** START DATA **

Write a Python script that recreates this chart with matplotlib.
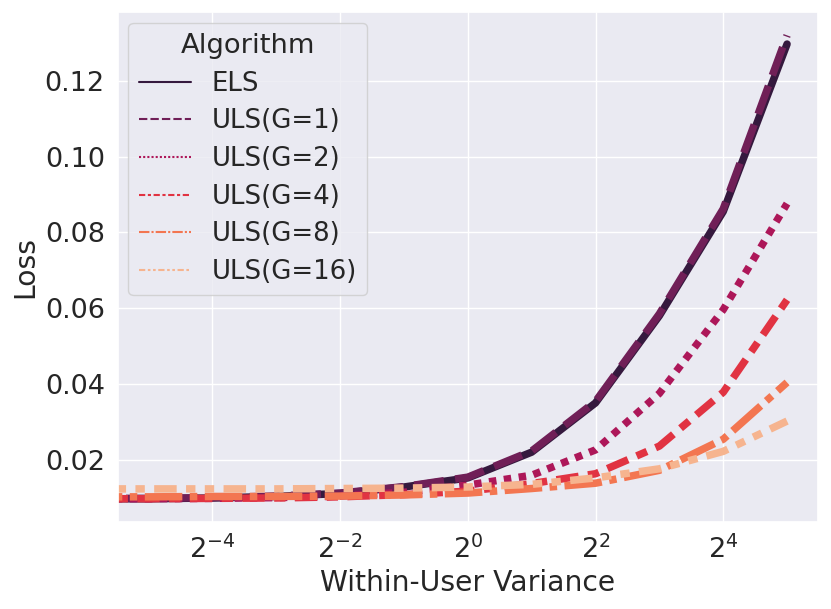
import matplotlib
matplotlib.use("Agg")
import matplotlib.pyplot as plt
from matplotlib.lines import Line2D
import seaborn as sns
import numpy as np

# ---- data ----
exponents = [-6, -5, -4, -3, -2, -1, 0, 1, 2, 3, 4, 5]
variance = [2.0 ** e for e in exponents]
algorithms = ["ELS", "ULS(G=1)", "ULS(G=2)", "ULS(G=4)", "ULS(G=8)", "ULS(G=16)"]
loss_els = [0.0097, 0.0097, 0.0099, 0.0103, 0.0111, 0.0128, 0.0152, 0.0220, 0.0350, 0.0580, 0.0855, 0.1297]
loss_g1 = [0.0098, 0.0098, 0.0100, 0.0104, 0.0112, 0.0129, 0.0154, 0.0223, 0.0354, 0.0585, 0.0862, 0.1320]
loss_g2 = [0.0097, 0.0097, 0.0098, 0.0100, 0.0104, 0.0114, 0.0133, 0.0159, 0.0226, 0.0375, 0.0596, 0.0876]
loss_g4 = [0.0097, 0.0097, 0.0098, 0.0099, 0.0102, 0.0108, 0.0117, 0.0137, 0.0163, 0.0236, 0.0378, 0.0622]
loss_g8 = [0.0102, 0.0102, 0.0103, 0.0103, 0.0104, 0.0107, 0.0112, 0.0124, 0.0138, 0.0172, 0.0254, 0.0404]
loss_g16 = [0.0123, 0.0123, 0.0123, 0.0123, 0.0124, 0.0125, 0.0128, 0.0135, 0.0152, 0.0176, 0.0222, 0.0302]
series = [loss_els, loss_g1, loss_g2, loss_g4, loss_g8, loss_g16]

# seaborn-style dash patterns
dash_styles = [None, (4, 1.5), (1, 1), (3, 1.25, 1.5, 1.25), (5, 1, 1, 1), (3, 1.25, 1.25, 1.25, 1.25, 1.25)]

sns.set_theme(style="darkgrid")
plt.rcParams['font.family'] = ['DejaVu Sans']
colors = sns.color_palette("rocket", 6)

fig = plt.figure(figsize=(8.31, 6.09), dpi=100)
ax = fig.add_axes([0.142, 0.143, 0.842, 0.837])

for name, vals, col, ds in zip(algorithms, series, colors, dash_styles):
    if ds is None:
        ax.plot(variance, vals, color=col, lw=5.4, solid_capstyle='round', label=name)
    else:
        ax.plot(variance, vals, color=col, lw=5.4, dashes=ds, label=name)

ax.set_xscale('log', base=2)
ax.set_xlim(2 ** -5.48, 2 ** 5.48)
ax.set_xticks([2.0 ** -4, 2.0 ** -2, 2.0 ** 0, 2.0 ** 2, 2.0 ** 4])
ax.minorticks_off()
ax.tick_params(labelsize=19.5)
ax.set_xlabel("Within-User Variance", fontsize=20.3)
ax.set_ylabel("Loss", fontsize=20.3)

handles = []
for name, col, ds in zip(algorithms, colors, dash_styles):
    if ds is None:
        h = Line2D([], [], color=col, lw=1.5)
    else:
        h = Line2D([], [], color=col, lw=1.5, dashes=ds)
    handles.append(h)
leg = ax.legend(handles, algorithms, title="Algorithm", loc="upper left",
                fontsize=18.7, title_fontsize=19.7, labelspacing=0.45,
                borderaxespad=0.4)

fig.savefig("out.png", dpi=100)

** END DATA **

• **PROBLEM DESCRIPTION**
Drop the images and repeat the data exactly.

• **OUTPUT**
Write a Python script that recreates this chart with matplotlib.
import matplotlib
matplotlib.use("Agg")
import matplotlib.pyplot as plt
from matplotlib.lines import Line2D
import seaborn as sns
import numpy as np

# ---- data ----
exponents = [-6, -5, -4, -3, -2, -1, 0, 1, 2, 3, 4, 5]
variance = [2.0 ** e for e in exponents]
algorithms = ["ELS", "ULS(G=1)", "ULS(G=2)", "ULS(G=4)", "ULS(G=8)", "ULS(G=16)"]
loss_els = [0.0097, 0.0097, 0.0099, 0.0103, 0.0111, 0.0128, 0.0152, 0.0220, 0.0350, 0.0580, 0.0855, 0.1297]
loss_g1 = [0.0098, 0.0098, 0.0100, 0.0104, 0.0112, 0.0129, 0.0154, 0.0223, 0.0354, 0.0585, 0.0862, 0.1320]
loss_g2 = [0.0097, 0.0097, 0.0098, 0.0100, 0.0104, 0.0114, 0.0133, 0.0159, 0.0226, 0.0375, 0.0596, 0.0876]
loss_g4 = [0.0097, 0.0097, 0.0098, 0.0099, 0.0102, 0.0108, 0.0117, 0.0137, 0.0163, 0.0236, 0.0378, 0.0622]
loss_g8 = [0.0102, 0.0102, 0.0103, 0.0103, 0.0104, 0.0107, 0.0112, 0.0124, 0.0138, 0.0172, 0.0254, 0.0404]
loss_g16 = [0.0123, 0.0123, 0.0123, 0.0123, 0.0124, 0.0125, 0.0128, 0.0135, 0.0152, 0.0176, 0.0222, 0.0302]
series = [loss_els, loss_g1, loss_g2, loss_g4, loss_g8, loss_g16]

# seaborn-style dash patterns
dash_styles = [None, (4, 1.5), (1, 1), (3, 1.25, 1.5, 1.25), (5, 1, 1, 1), (3, 1.25, 1.25, 1.25, 1.25, 1.25)]

sns.set_theme(style="darkgrid")
plt.rcParams['font.family'] = ['DejaVu Sans']
colors = sns.color_palette("rocket", 6)

fig = plt.figure(figsize=(8.31, 6.09), dpi=100)
ax = fig.add_axes([0.142, 0.143, 0.842, 0.837])

for name, vals, col, ds in zip(algorithms, series, colors, dash_styles):
    if ds is None:
        ax.plot(variance, vals, color=col, lw=5.4, solid_capstyle='round', label=name)
    else:
        ax.plot(variance, vals, color=col, lw=5.4, dashes=ds, label=name)

ax.set_xscale('log', base=2)
ax.set_xlim(2 ** -5.48, 2 ** 5.48)
ax.set_xticks([2.0 ** -4, 2.0 ** -2, 2.0 ** 0, 2.0 ** 2, 2.0 ** 4])
ax.minorticks_off()
ax.tick_params(labelsize=19.5)
ax.set_xlabel("Within-User Variance", fontsize=20.3)
ax.set_ylabel("Loss", fontsize=20.3)

handles = []
for name, col, ds in zip(algorithms, colors, dash_styles):
    if ds is None:
        h = Line2D([], [], color=col, lw=1.5)
    else:
        h = Line2D([], [], color=col, lw=1.5, dashes=ds)
    handles.append(h)
leg = ax.legend(handles, algorithms, title="Algorithm", loc="upper left",
                fontsize=18.7, title_fontsize=19.7, labelspacing=0.45,
                borderaxespad=0.4)

fig.savefig("out.png", dpi=100)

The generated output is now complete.